Spain had to pay higher yields to raise €3.354 billion in a bond auction yesterday in a climate of heightened concern over eurozone debts after a bailout deal for Portugal.

Spain has been caught up in new fears over sovereign debt levels, propelled by the problems in neighbour Portugal, which on Tuesday became the third eurozone country to do a debt-rescue deal with the European Union and IMF.

Higher yields are costly to Spain, whose central and regional governments and banks need to raise about €290 billion in gross debt including rollovers in 2011, according to Moody’s ratings agency.

In the latest issue, the Treasury was forced to pay an average interest rate of 4.549 per cent to raise €3.354 billion in five-year bonds, up from 4.389 per cent in the last such issue on March 3 and from 4.523 per cent at Wednesday’s close.

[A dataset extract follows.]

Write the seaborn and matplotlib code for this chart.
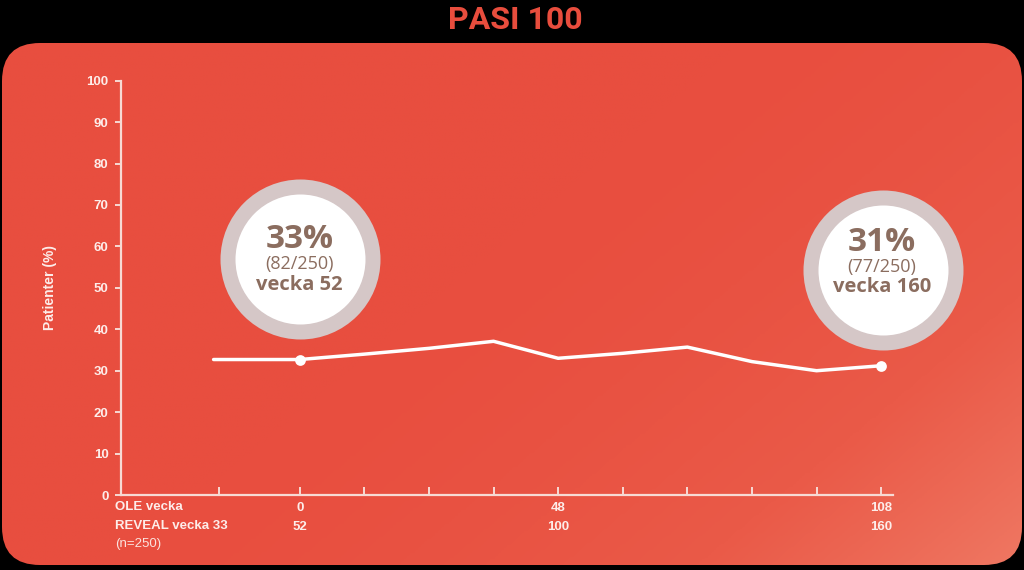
import numpy as np
import matplotlib
matplotlib.use("Agg")
import matplotlib.pyplot as plt
import seaborn as sns
import pandas as pd
from matplotlib.patches import FancyBboxPatch
from matplotlib.colors import LinearSegmentedColormap
from matplotlib.transforms import offset_copy
import logging
logging.getLogger("matplotlib.font_manager").setLevel(logging.ERROR)

# ---------------- data ----------------
ole_weeks = [-16, 0, 12, 24, 36, 48, 60, 72, 84, 96, 108]
pasi100 = [32.7, 32.7, 34.0, 35.4, 37.1, 33.0, 34.2, 35.7, 32.2, 30.0, 31.2]
tick_weeks = [-15, 0, 12, 24, 36, 48, 60, 72, 84, 96, 108]
tick_ole = ["", "0", "", "", "", "48", "", "", "", "", "108"]
tick_reveal = ["", "52", "", "", "", "100", "", "", "", "", "160"]
yticks = list(range(0, 101, 10))
callout_weeks = [0, 108]
callout_values = [32.7, 31.2]
callout_pct = ["33%", "31%"]
callout_n = ["(82/250)", "(77/250)"]
callout_week = ["vecka 52", "vecka 160"]
title = "PASI 100"
ylabel = "Patienter (%)"
row_labels = ["OLE vecka", "REVEAL vecka 33"]
n_label = "(n=250)"

# ---------------- style ----------------
sns.set_theme(style="white")
plt.rcParams["font.family"] = ["Open Sans", "DejaVu Sans"]
lab_font = ["Liberation Sans", "DejaVu Sans"]

W, H = 1024, 570
fig = plt.figure(figsize=(W / 100, H / 100), dpi=100, facecolor="black")

# background rounded panel with gradient
bg = fig.add_axes([0, 0, 1, 1])
bg.set_xlim(0, W)
bg.set_ylim(H, 0)
bg.axis("off")
yy, xx = np.mgrid[0:1:200j, 0:1:360j]
g = np.clip((xx * 0.6 + yy * 0.4 - 0.45) / 0.55, 0, 1) ** 1.6
cmap = LinearSegmentedColormap.from_list("bgc", ["#E84E3F", "#EA5A48", "#EF7863"])
im = bg.imshow(g, cmap=cmap, extent=(0, W, H, 0), aspect="auto", vmin=0, vmax=1)
panel = FancyBboxPatch((2, 43), 1020, 522, boxstyle="round,pad=0,rounding_size=38",
                       transform=bg.transData, facecolor="none", edgecolor="none")
bg.add_patch(panel)
im.set_clip_path(panel)

fig.text(515 / W, 1 - 20 / H, title, ha="center", va="center",
         fontsize=23, fontweight="bold", color="#E84D3D",
         family=["Liberation Sans Narrow", "DejaVu Sans Condensed", "Roboto"])

# main axes
ax = fig.add_axes([121 / W, 1 - 495 / H, (893 - 121) / W, (495 - 80.7) / H])
ax.set_facecolor("none")
spine_c = "#F7DAD4"
df = pd.DataFrame({"week": ole_weeks, "pct": pasi100})
sns.lineplot(data=df, x="week", y="pct", ax=ax, color="white", linewidth=2.5, zorder=3)
cdf = pd.DataFrame({"week": callout_weeks, "pct": callout_values})
sns.scatterplot(data=cdf, x="week", y="pct", ax=ax, color="white", s=60,
                edgecolor="white", linewidth=0, zorder=4)

ax.set_xlim(-33.2, 110.2)
ax.set_ylim(0, 100)
for s in ["top", "right"]:
    ax.spines[s].set_visible(False)
for s in ["left", "bottom"]:
    ax.spines[s].set_color(spine_c)
    ax.spines[s].set_linewidth(1.6)

ax.set_yticks(yticks)
ax.set_yticklabels([str(v) for v in yticks], fontsize=9.5, fontweight="bold",
                   color="#FDEDEA", family=lab_font)
ax.tick_params(axis="y", direction="out", length=4, width=1.4, color=spine_c, pad=5, left=True)
ax.set_xticks(tick_weeks)
ax.set_xticklabels([f"{a}\n{b}" if a else "" for a, b in zip(tick_ole, tick_reveal)],
                   fontsize=9.5, fontweight="bold", color="#FDEDEA", linespacing=1.75,
                   family=lab_font)
ax.tick_params(axis="x", direction="in", length=5.5, width=1.4, color=spine_c, pad=5, bottom=True)
ax.set_xlabel("")
ax.set_ylabel(ylabel, fontsize=10, fontweight="bold", color="#FDEDEA", family=lab_font)
ax.yaxis.set_label_coords((57 - 121) / 772, 0.5)

# row labels below the axis
row_y = [(495 - 507) / 414.3, (495 - 526) / 414.3, (495 - 544.5) / 414.3]
for lab, yv in zip(row_labels, row_y[:2]):
    ax.text((115 - 121) / 772, yv, lab, transform=ax.transAxes, ha="left", va="center",
            fontsize=9.5, fontweight="bold", color="#FDEDEA", family=lab_font)
ax.text((115 - 121) / 772, row_y[2], n_label, transform=ax.transAxes, ha="left", va="center",
        fontsize=9.5, color="#FBE3DE", family=lab_font)

# callout bubbles (offset in pixels from the marked points)
bubble_offsets = [(0, 100.6), (2, 96.0)]
text_offsets = [(0, [119.6, 95.3, 74.3]), (1, [123.3, 98.3, 78.3])]
brown = "#8B6D5F"
for i, (w, v) in enumerate(zip(callout_weeks, callout_values)):
    dx, dy = bubble_offsets[i]
    tr = offset_copy(ax.transData, fig=fig, x=dx, y=dy, units="dots")
    ax.scatter([w], [v], s=(160 * 0.72) ** 2, color="#D5C7C7", linewidth=0,
               transform=tr, zorder=5, clip_on=False)
    ax.scatter([w], [v], s=(130 * 0.72) ** 2, color="white", linewidth=0,
               transform=tr, zorder=6, clip_on=False)
    tdx = text_offsets[i][0]
    offs = text_offsets[i][1]
    for txt, oy, fs, fw in zip([callout_pct[i], callout_n[i], callout_week[i]], offs,
                               [24, 13, 14.5], ["bold", "normal", "bold"]):
        ttr = offset_copy(ax.transData, fig=fig, x=tdx, y=oy, units="dots")
        ax.text(w, v, txt, transform=ttr, ha="center", va="center", fontsize=fs,
                fontweight=fw, color=brown, zorder=7, clip_on=False)

fig.savefig("out.png", dpi=100, facecolor="black")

But demand was strong at €6.2 billion, allowing the Treasury to stay within its target range of €3 to €4 billion.

The Madrid stock market fell 0.50 per cent following the news.

Spain, where the economy is the size of the Greek, Irish and Portuguese economies combined, has been battling to convince markets that it should not be lumped together with the three lame ducks now under EU and IMF rescue terms.

The Spanish authorities have enacted reforms to strengthen bank balance sheets, cut state spending, make it easier to hire and fire workers, lower the retirement age and sell off assets.

Prime Minister José Luis Rodriguez Zapatero has vowed to bring the country’s annual public deficit below an EU ceiling of three per cent of gross domestic product in 2013.

The public deficit hit 11.1 per cent of GDP in 2009, the third-highest in the eurozone after Greece and Ireland, before falling to 9.24 per cent last year.

The economy is struggling with an unemployment rate that soared to 21.29 per cent in the first quarter, the highest in the industrialised world.